In 1976, at the age of 21, he joined the New People’s Army, the military wing of the Communist Party of the Philippines. “I rose from an ordinary soldier into a sensitive job,” he says. His assignment? Root out suspected government spies, what historians now call a brutal “witch hunt fueled by paranoia.” Hundreds lost their lives.
Some who died—either by gunshot or machete—were good friends of Constantino’s, men he had spent time with in the field. “Initially it was a choice job,” he says. “But later I felt like I am playing God. I am part of a team that decides who will live and who will die. That’s the time I called out, ‘Okay, if there is a God, please take me out of this place!’”
God heard him. In 1988, government troops nabbed him and took him to the Philippine National Police headquarters, where his arresting officer, Constabulary Major Baligi Tira, introduced him to Love Tira, then pastor of the Greenhills Christian Fellowship.
Over the next two years, Pastor Tira, the major’s brother, visited the imprisoned Constantino regularly. “I was suspicious,” Constantino says. “Oh, these people, they’re just using religion to solicit information from me or to break me down so that I would go to the other side.” But over time Constantino began to listen. “Their sincerity and their love propelled me to believe what they are saying,” he says.
Then Constantino, who was facing a life sentence in prison, read a book, Life Sentence by Charles W. Colson, and his conversion was complete. “Before, I devoted myself to communism, Leninism, and Marxism,” he says, “but I came to realize that I could serve my people better not out of hatred, but out of love.”

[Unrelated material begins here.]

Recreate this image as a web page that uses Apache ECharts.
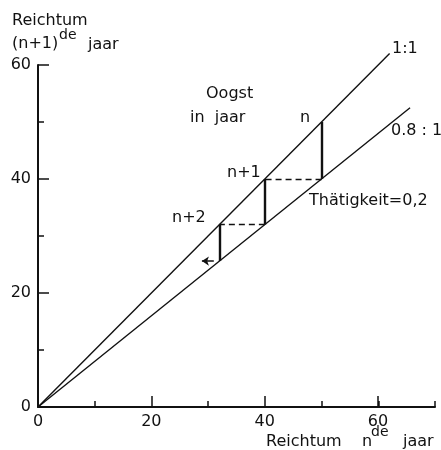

He decided to plead guilty. His case caught the attention of President Corazon Aquino, who released him “temporarily, pending further investigation,” into the custody of Greenhills Christian Fellowship. He was assigned to work as a community organizer in the Manila slums, and then allowed to get his master’s degree in community development. After that, he went to work as chief operating officer at a paper mill equipment manufacturing company owned by a Greenhills member.
On November 30, 2006, a “super typhoon” (essentially a Category 4 hurricane) struck the central Philippines, causing huge mud slides on Mayon Volcano. Hundreds of people were killed; thousands were left homeless. Constantino soon quit his job to help build the Amore Purpose Driven Community for 218 families (each with at least five children) in the storm-ravaged Bicol region. His organizing guideline was based on Rick Warren’s PEACE Plan to eradicate poverty, disease, illiteracy, corruption, and spiritual emptiness using only volunteers. Since 2007, Saddleback Church’s satellite campus in San Clemente, California, has sent several PEACE mission teams to Amore for weeks at a time to help fund and grow the Amore project. The two communities are “adopting” each other in ministry.
“Only God could orchestrate this kind of thing,” Constantino says with a laugh. The work is hard, but the former revolutionary, now 53, is happy. “I really find great fulfillment in what I am doing now,” he says. “But this is not my project. This is God’s project. Big time.”